> [EXERCISE OBJECTIVE]
Repeat exactly the lines running from the first line of the data to the line containing "const sigLabels = ['**', '**', '**', '*', '**'];", both ends included, and nothing else; drop the pictures.
★ ★ ★ ★ ★
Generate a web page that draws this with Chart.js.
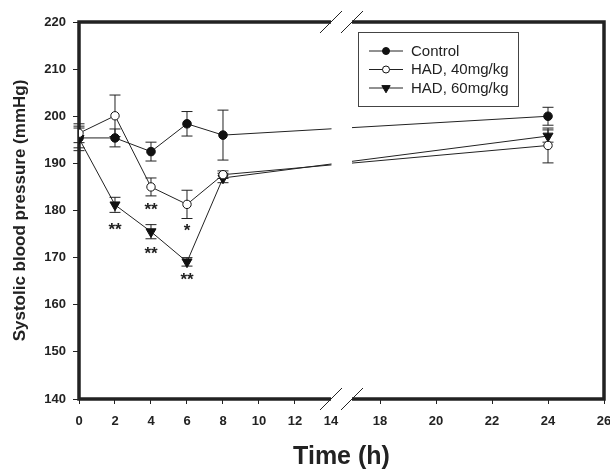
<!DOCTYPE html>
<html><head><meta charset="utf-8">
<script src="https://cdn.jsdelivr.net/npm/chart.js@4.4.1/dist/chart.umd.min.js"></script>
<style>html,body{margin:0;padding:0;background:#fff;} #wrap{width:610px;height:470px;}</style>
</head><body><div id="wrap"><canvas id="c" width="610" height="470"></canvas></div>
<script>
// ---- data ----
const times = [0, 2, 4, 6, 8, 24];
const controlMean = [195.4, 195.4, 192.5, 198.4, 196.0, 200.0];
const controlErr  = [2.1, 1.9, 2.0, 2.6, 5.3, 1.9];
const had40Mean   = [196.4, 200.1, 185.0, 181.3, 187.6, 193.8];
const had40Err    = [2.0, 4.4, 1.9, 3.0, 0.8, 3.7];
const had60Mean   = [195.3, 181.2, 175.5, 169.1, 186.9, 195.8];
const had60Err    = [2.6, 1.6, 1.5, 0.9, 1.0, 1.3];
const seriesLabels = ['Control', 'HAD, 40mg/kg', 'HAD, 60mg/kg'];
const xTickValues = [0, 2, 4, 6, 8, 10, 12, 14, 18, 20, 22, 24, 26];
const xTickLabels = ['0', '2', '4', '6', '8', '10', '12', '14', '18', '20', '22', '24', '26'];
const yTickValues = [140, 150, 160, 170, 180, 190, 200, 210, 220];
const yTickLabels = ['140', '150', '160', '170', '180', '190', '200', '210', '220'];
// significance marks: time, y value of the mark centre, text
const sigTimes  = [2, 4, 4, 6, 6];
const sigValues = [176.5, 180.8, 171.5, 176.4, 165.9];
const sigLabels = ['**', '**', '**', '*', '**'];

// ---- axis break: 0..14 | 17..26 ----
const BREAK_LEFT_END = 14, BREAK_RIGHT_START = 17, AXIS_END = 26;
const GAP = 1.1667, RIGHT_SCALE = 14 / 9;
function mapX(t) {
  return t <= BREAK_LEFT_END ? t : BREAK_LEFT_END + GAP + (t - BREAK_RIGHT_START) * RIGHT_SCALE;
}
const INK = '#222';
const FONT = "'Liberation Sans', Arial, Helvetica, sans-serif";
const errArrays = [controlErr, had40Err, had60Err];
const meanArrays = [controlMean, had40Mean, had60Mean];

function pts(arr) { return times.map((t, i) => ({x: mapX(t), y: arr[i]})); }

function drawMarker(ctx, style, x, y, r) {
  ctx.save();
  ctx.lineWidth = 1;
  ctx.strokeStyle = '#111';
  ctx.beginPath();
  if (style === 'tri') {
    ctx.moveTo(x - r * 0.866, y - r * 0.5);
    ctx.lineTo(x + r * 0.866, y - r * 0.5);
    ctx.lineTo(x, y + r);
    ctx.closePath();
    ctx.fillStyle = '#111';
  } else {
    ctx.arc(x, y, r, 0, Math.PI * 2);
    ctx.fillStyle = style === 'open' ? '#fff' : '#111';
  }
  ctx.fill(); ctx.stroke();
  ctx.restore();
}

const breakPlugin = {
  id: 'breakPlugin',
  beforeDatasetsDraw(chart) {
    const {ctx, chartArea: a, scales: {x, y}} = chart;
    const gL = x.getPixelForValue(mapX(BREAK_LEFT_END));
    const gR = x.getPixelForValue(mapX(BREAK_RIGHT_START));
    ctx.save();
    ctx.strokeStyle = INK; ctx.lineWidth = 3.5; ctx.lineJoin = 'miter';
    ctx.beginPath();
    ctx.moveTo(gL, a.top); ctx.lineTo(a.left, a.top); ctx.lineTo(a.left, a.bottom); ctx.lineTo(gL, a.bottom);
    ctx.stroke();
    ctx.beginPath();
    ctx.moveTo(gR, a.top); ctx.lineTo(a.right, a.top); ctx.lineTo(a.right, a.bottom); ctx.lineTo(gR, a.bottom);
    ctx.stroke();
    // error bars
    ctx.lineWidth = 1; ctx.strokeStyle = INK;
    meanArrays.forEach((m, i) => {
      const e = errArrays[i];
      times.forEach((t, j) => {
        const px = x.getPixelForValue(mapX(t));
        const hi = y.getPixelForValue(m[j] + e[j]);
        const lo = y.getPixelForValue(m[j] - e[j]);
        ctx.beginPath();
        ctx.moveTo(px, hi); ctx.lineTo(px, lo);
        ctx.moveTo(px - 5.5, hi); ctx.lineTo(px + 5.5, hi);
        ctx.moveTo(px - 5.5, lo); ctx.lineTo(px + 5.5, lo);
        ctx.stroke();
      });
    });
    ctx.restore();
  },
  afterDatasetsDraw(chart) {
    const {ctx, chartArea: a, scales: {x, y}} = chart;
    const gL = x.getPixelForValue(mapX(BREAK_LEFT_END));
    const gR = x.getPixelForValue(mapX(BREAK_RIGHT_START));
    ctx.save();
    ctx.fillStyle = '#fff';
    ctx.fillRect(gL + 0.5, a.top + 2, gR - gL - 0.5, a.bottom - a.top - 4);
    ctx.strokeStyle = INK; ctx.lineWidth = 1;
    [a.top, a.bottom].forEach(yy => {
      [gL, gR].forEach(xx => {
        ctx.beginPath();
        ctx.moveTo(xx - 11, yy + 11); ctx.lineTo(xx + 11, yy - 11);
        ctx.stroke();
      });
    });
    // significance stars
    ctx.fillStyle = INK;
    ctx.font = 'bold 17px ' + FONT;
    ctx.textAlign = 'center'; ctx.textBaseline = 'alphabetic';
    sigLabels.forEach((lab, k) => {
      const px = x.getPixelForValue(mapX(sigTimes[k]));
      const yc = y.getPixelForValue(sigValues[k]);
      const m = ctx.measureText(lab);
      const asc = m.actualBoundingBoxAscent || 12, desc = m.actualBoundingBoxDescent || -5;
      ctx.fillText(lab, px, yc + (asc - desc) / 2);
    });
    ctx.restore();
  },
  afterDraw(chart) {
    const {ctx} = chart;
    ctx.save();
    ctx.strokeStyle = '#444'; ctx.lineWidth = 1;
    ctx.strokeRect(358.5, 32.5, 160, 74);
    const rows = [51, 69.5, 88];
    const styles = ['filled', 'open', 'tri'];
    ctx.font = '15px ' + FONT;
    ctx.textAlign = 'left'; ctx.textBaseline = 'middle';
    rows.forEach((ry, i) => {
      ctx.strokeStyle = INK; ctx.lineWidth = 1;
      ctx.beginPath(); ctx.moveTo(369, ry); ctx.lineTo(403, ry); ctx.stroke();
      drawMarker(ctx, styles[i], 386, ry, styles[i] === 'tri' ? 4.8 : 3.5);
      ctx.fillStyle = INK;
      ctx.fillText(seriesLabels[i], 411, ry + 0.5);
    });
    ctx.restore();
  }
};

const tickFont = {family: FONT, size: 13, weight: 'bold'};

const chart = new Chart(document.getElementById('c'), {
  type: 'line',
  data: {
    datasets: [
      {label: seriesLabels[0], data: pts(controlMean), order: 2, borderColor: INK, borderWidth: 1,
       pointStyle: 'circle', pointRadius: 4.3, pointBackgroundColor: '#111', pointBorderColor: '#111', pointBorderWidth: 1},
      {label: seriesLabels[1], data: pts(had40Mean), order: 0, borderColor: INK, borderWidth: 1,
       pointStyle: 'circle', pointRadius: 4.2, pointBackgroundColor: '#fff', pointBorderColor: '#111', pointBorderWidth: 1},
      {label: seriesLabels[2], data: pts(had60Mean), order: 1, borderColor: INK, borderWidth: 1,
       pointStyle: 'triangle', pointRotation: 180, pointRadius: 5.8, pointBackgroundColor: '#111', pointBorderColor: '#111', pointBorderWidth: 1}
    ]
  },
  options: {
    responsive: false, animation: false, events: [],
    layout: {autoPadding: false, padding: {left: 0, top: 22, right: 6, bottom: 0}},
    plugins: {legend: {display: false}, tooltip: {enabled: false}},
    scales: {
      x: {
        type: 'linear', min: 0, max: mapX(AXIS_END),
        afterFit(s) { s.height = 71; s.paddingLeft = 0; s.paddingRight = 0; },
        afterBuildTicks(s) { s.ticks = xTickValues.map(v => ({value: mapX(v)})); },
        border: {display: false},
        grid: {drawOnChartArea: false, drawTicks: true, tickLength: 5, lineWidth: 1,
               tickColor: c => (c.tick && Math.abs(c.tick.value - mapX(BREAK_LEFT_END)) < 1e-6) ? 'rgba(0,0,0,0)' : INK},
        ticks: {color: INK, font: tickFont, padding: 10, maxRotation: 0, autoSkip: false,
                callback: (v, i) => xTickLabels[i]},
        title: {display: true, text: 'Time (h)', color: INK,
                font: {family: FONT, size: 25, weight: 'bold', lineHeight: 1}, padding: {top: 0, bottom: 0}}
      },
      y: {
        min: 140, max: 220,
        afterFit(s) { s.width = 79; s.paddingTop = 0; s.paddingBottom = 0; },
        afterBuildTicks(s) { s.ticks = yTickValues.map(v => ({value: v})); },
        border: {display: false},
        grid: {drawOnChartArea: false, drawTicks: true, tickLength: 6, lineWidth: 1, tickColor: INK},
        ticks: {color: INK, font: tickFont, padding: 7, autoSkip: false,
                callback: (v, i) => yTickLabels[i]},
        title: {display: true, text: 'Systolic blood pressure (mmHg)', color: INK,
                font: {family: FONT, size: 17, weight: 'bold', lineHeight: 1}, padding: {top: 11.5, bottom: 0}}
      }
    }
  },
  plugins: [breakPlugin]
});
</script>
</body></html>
★ ★ ★ ★ ★
> [EXERCISE SOLUTION]
Generate a web page that draws this with Chart.js.
<!DOCTYPE html>
<html><head><meta charset="utf-8">
<script src="https://cdn.jsdelivr.net/npm/chart.js@4.4.1/dist/chart.umd.min.js"></script>
<style>html,body{margin:0;padding:0;background:#fff;} #wrap{width:610px;height:470px;}</style>
</head><body><div id="wrap"><canvas id="c" width="610" height="470"></canvas></div>
<script>
// ---- data ----
const times = [0, 2, 4, 6, 8, 24];
const controlMean = [195.4, 195.4, 192.5, 198.4, 196.0, 200.0];
const controlErr  = [2.1, 1.9, 2.0, 2.6, 5.3, 1.9];
const had40Mean   = [196.4, 200.1, 185.0, 181.3, 187.6, 193.8];
const had40Err    = [2.0, 4.4, 1.9, 3.0, 0.8, 3.7];
const had60Mean   = [195.3, 181.2, 175.5, 169.1, 186.9, 195.8];
const had60Err    = [2.6, 1.6, 1.5, 0.9, 1.0, 1.3];
const seriesLabels = ['Control', 'HAD, 40mg/kg', 'HAD, 60mg/kg'];
const xTickValues = [0, 2, 4, 6, 8, 10, 12, 14, 18, 20, 22, 24, 26];
const xTickLabels = ['0', '2', '4', '6', '8', '10', '12', '14', '18', '20', '22', '24', '26'];
const yTickValues = [140, 150, 160, 170, 180, 190, 200, 210, 220];
const yTickLabels = ['140', '150', '160', '170', '180', '190', '200', '210', '220'];
// significance marks: time, y value of the mark centre, text
const sigTimes  = [2, 4, 4, 6, 6];
const sigValues = [176.5, 180.8, 171.5, 176.4, 165.9];
const sigLabels = ['**', '**', '**', '*', '**'];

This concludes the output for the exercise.